The environments were different, but the constraint was always the same:
When responsibility is unclear, progress slows and people compensate with effort.
Teams communicate more.
Leaders stay involved longer.
Processes multiply.
The system becomes heavier even when it is functioning.
I spent most of my career identifying where execution depended on the wrong person and redesigning the structure so work could continue without constant intervention.
Eventually I noticed the same pattern in growing founder-led businesses.
Not lack of skill.
Not lack of commitment.
A structure that never evolved as complexity increased.
The founder quietly becomes the operating system.

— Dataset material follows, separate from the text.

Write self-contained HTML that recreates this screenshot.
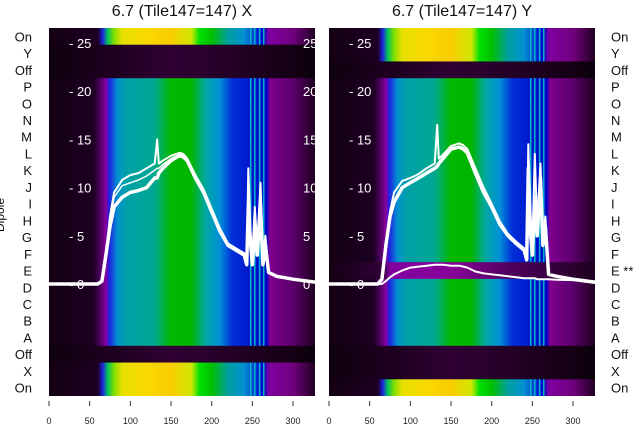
<!DOCTYPE html>
<html><head><meta charset="utf-8"><style>
html,body{margin:0;padding:0;background:#fff;}
svg{display:block;font-family:"Liberation Sans","DejaVu Sans",sans-serif;}
</style></head><body>
<svg id="chart" width="640" height="440" viewBox="0 0 640 440" xmlns="http://www.w3.org/2000/svg">
<defs id="defs"></defs>
<g id="root"></g>
</svg>
<script>
// ---- data ----
const rowLabels = ["On","Y","Off","P","O","N","M","L","K","J","I","H","G","F","E","D","C","B","A","Off","X","On"];
const rowTypesX = ["on","off","off","mid","mid","mid","mid","mid","mid","mid","mid","mid","mid","mid","mid","mid","mid","mid","mid","off","on","on"];
const rowTypesY = ["on","on","off","mid","mid","mid","mid","mid","mid","mid","mid","mid","mid","mid","faint","mid","mid","mid","mid","off","off","on"];
const xTicks = [0,50,100,150,200,250,300];
const yTicks = [0,5,10,15,20,25];
const sampleX = [0,60,65,70,75,80,90,100,110,120,130,133,135,140,150,160,165,170,180,190,200,210,220,230,240,243,245,248,250,253,256,260,263,266,270,280,300,327];
const xLow  = [0,0,0.3,3,6,8,9,9.5,9.7,10,11,11,11.5,12,12.8,13.3,13.2,12.8,11,9.5,7.5,5.5,4,3.5,3,2,8,4,2,6,3,8,2,4,1.2,0.8,0.5,0.2];
const xMid  = [0,0,0.3,3,6.5,9,10.2,10.5,10.8,11.2,11.8,12,12,12.4,13,13.4,13.3,12.9,11.1,9.6,7.6,5.6,4.1,3.6,3.1,2,10,4.5,2.5,7,3.5,9,2.5,4.5,1.2,0.8,0.5,0.2];
const xHigh = [0,0,0.3,3,7,9.5,10.8,11.3,11.5,12,12.5,15,12.5,12.8,13.3,13.6,13.5,13,11.3,9.8,7.8,5.8,4.2,3.7,3.2,2,12,5,3,8,4,10.5,3,5,1.2,0.8,0.5,0.2];
const yLow  = [0,0,0.5,4,7,8.5,10,10.5,11,11.5,12,12.2,12.5,13,14,14.2,14,13.6,11.5,9.5,8,6.2,5,4.2,3.5,2.5,12,5,3,9,5,11,4,6,1,0.8,0.5,0.2];
const yHigh = [0,0,0.5,4,7.5,9.5,10.7,11,11.4,12,12.5,16.5,13,13.4,14.3,14.6,14.4,14,12,10,8.3,6.5,5.2,4.4,3.7,2.5,14.5,6,4,13.5,6,12.5,4.5,7,1,0.8,0.5,0.2];
const yRowE = [0,0,0,0.3,0.7,1,1.4,1.7,1.8,1.9,2,2,2,2,1.9,1.9,1.8,1.7,1.3,1.1,1,0.9,0.8,0.7,0.6,0.6,0.6,0.6,0.6,0.6,0.5,0.5,0.5,0.5,0.5,0.45,0.4,0.1];

const stopsMid = [[0,"#140014"],[55,"#1c0022"],[64,"#55006a"],[70,"#8a00a0"],[74,"#2020e0"],[84,"#0090d0"],[95,"#00a0a8"],[130,"#00a890"],[150,"#00b800"],[175,"#00b400"],[192,"#00a8a0"],[210,"#0090d8"],[225,"#0030d8"],[268,"#0000c8"],[271,"#800090"],[300,"#5c006c"],[327,"#1e001e"]];
const stopsOn = [[0,"#140014"],[60,"#1c0022"],[66,"#2020e0"],[72,"#00c060"],[80,"#80e000"],[90,"#e8e000"],[120,"#f8d800"],[150,"#f8cc00"],[175,"#d0e800"],[185,"#00e000"],[200,"#00c000"],[220,"#00a0a0"],[240,"#0090d0"],[262,"#0000d0"],[271,"#8000a0"],[300,"#70007e"],[327,"#200020"]];
const stopsOff = [[0,"#0e000e"],[80,"#1e0020"],[150,"#300034"],[220,"#260028"],[300,"#140014"],[327,"#0a000a"]];
const stopsFaint = [[0,"#140014"],[66,"#300038"],[75,"#8000a0"],[150,"#8a009a"],[220,"#500060"],[327,"#1e001e"]];
const stripeX = [247,252,258,263];

const NS="http://www.w3.org/2000/svg";
const root=document.getElementById('root');
const defs=document.getElementById('defs');
function mk(tag,attrs,parent){const e=document.createElementNS(NS,tag);for(const k in attrs)e.setAttribute(k,attrs[k]);(parent||root).appendChild(e);return e;}

const TOP=28, BOT=396, RH=(BOT-TOP)/22, W=266, XMAX=327;
const y0=284, yScale=9.64;
function grad(id,stops){
  const g=mk('linearGradient',{id:id,x1:0,x2:1,y1:0,y2:0},defs);
  stops.forEach(s=>mk('stop',{offset:(s[0]/XMAX),'stop-color':s[1]},g));
}
grad('gmid',stopsMid);grad('gon',stopsOn);grad('goff',stopsOff);grad('gfaint',stopsFaint);
const gmap={mid:'gmid',on:'gon',off:'goff',faint:'gfaint'};

function panel(px,types,series,title,name,labelSide){
  const g=mk('g',{});
  
  
  const clipId='clip'+name;
  const cp=mk('clipPath',{id:clipId},defs);
  mk('rect',{x:px,y:TOP,width:W,height:BOT-TOP},cp);
  const gc=mk('g',{'clip-path':'url(#'+clipId+')'},g);
  const sx=v=>px+v*W/XMAX;
  const sy=v=>y0-v*yScale;
  types.forEach((t,i)=>{
    const r=mk('rect',{x:px,y:TOP+i*RH,width:W,height:RH+0.5,fill:'url(#'+gmap[t]+')'},gc);
    
    
    if(t==='mid'||t==='on'){
      stripeX.forEach(s=>{
        const st=mk('rect',{x:sx(s),y:TOP+i*RH,width:1.6,height:RH+0.5,fill:'#00b0c8'},gc);
        
        
      });
    }
  });
  yTicks.forEach(v=>{
    const t=mk('text',{x:px+20,y:sy(v)+5,fill:'#fff','font-size':13},gc);
    t.textContent='- '+v;
    
    
    if(labelSide==='left'){
      const t2=mk('text',{x:px+W-12,y:sy(v)+5,fill:'#fff','font-size':13},gc);
      t2.textContent=v;
      
      
    }
  });
  series.forEach((s,k)=>{
    const d=sampleX.map((x,i)=>(i?'L':'M')+sx(x).toFixed(1)+','+sy(s.v[i]).toFixed(1)).join('');
    const p=mk('path',{d:d,fill:'none',stroke:'#fff','stroke-width':s.w,'stroke-linejoin':'round'},gc);
    
    
  });
  xTicks.forEach(v=>{
    mk('line',{x1:sx(v),x2:sx(v),y1:401,y2:406,stroke:'#333','stroke-width':1},g);
    const t=mk('text',{x:sx(v),y:424,'text-anchor':'middle','font-size':9,fill:'#222'},g);
    t.textContent=v;
    
    
  });
  const tt=mk('text',{x:px+W/2,y:16,'text-anchor':'middle','font-size':16,fill:'#111'},g);
  tt.textContent=title;
  
  
  rowLabels.forEach((l,i)=>{
    const y=TOP+(i+0.5)*RH+5;
    const t = labelSide==='left'
      ? mk('text',{x:32,y:y,'text-anchor':'end','font-size':13,fill:'#111'},g)
      : mk('text',{x:611,y:y,'font-size':13,fill:'#111'},g);
    t.textContent=(labelSide==='right'&&l==='E')?'E **':l;
    
    
  });
}
panel(49,rowTypesX,[{v:xLow,w:3.5},{v:xMid,w:1.5},{v:xHigh,w:2}],'6.7 (Tile147=147) X','panel-x','left');
panel(329,rowTypesY,[{v:yLow,w:3.5},{v:yHigh,w:2},{v:yRowE,w:2}],'6.7 (Tile147=147) Y','panel-y','right');
const yl=mk('text',{x:0,y:0,transform:'translate(4,215) rotate(-90)','text-anchor':'middle','font-size':12,fill:'#111'});
yl.textContent='Dipole';


</script>
</body></html>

Everything still works, but it requires attention to keep working.
What I repeatedly observed
Across organizations and industries, operational strain rarely came from people or motivation.
It came from decisions living in the wrong place.
When decisions concentrate:
Work waits
People check
Leaders monitor
Effort increases
When decisions are correctly placed:
Work continues
Questions decrease
Supervision becomes optional
Capacity returns
The difference is structural, not behavioral.
Why I now work with founders
In large organizations, structure eventually gets redesigned because it has to.
In founder-led businesses, the strain is absorbed instead.
The business succeeds externally while becoming heavier internally.
I work with founders who want growth without accumulating that weight.
Not by adding systems or productivity practices, but by restoring clarity to how the business actually runs.
How I approach the work
I observe how decisions move, locate the few points where progress depends on you, and redesign those points so execution holds without supervision.
The result is usually quieter than expected.
Fewer interruptions
More predictable days
Confidence stepping away
Not because the business shrinks, but because it no longer relies on constant attention.